What You’ll Learn
- Why worship doesn’t begin or end with the first or last song.
- How attempts to control worship can stifle the Spirit and the congregation.
- Why worship leaders can’t worship for others and how to help people participate instead of spectate.
- What it means to lead with your church rather than for your church.
When worship leaders step onto the platform each week, it’s easy to forget that worship was already happening before the first chord was struck, and will continue long after the final note fades. This piece from David Manner reminds leaders that worship is not something we start; it’s something we join. It’s the continual heartbeat of a people who love God and neighbor every hour of the week, not just during the Sunday setlist.

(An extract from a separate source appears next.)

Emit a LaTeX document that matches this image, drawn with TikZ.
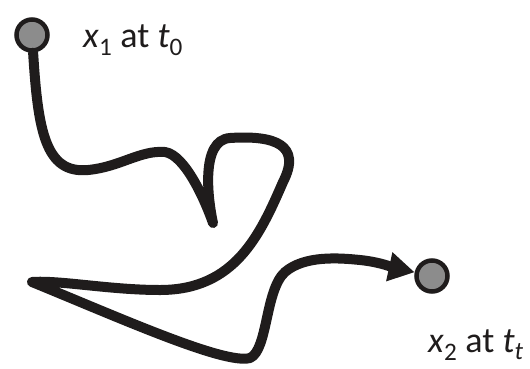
\documentclass[tikz,border=0pt]{standalone}
\usepackage{fontspec}
\setmainfont{Carlito}
\usetikzlibrary{arrows.meta}
\definecolor{mypathcolor}{rgb}{0.12,0.11,0.11}
\definecolor{mydotcolor}{rgb}{0.55,0.55,0.55}

\begin{document}
\begin{tikzpicture}[x=1pt,y=-1pt,
  dot/.style={circle,draw=mypathcolor,fill=mydotcolor,line width=4.5pt,minimum size=31pt,inner sep=0pt},
  lbl/.style={font=\fontsize{36}{38}\selectfont,text=mypathcolor,anchor=west,inner sep=0pt}]
  \useasboundingbox (0,0) rectangle (530,368);
  \node[dot] (start) at (32,35) {};
  \node[dot] (end) at (432,276) {};
  \node[lbl] (startlabel) at (83,40) {\textit{x}\textsubscript{1} at \textit{t}\textsubscript{0}};
  \node[lbl] (endlabel) at (428,345) {\textit{x}\textsubscript{2} at \textit{t}\textsubscript{\textit{t}}};
  \draw[mypathcolor,line width=10pt,line cap=round,line join=round,-{Triangle[length=26pt,width=28pt]}]
    (start) .. controls (38,130) and (45,174) .. (88,170)
    .. controls (120,167) and (140,150) .. (165,152)
    .. controls (185,155) and (205,200) .. (213,223)
    .. controls (208,200) and (200,140) .. (230,138)
    .. controls (275,135) and (302,145) .. (283,182)
    .. controls (260,235) and (235,290) .. (160,290)
    .. controls (110,290) and (60,280) .. (32,282)
    .. controls (120,318) and (225,365) .. (250,358)
    .. controls (268,350) and (265,290) .. (285,272)
    .. controls (305,255) and (340,258) .. (360,260)
    .. controls (380,262) and (395,268) .. (end);
\end{tikzpicture}
\end{document}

Manner challenges the idea of control in worship. When leaders cling too tightly to structure, style, or perfection, they risk suffocating the Spirit’s movement and draining their own passion in the process. True worship leadership releases control, invites diversity, and trusts God to lead through the imperfections.
Finally, the article confronts a subtle but dangerous mindset: thinking we can worship for our congregation. Worship leaders are not proxies or intermediaries; they are fellow worshipers who help others encounter God for themselves. Leading worship is not doing something to or for the congregation. It’s doing something with them.
This is a call to humility and partnership and to remember that God doesn’t need our performance to meet His people, but He delights to use surrendered hearts to point the way.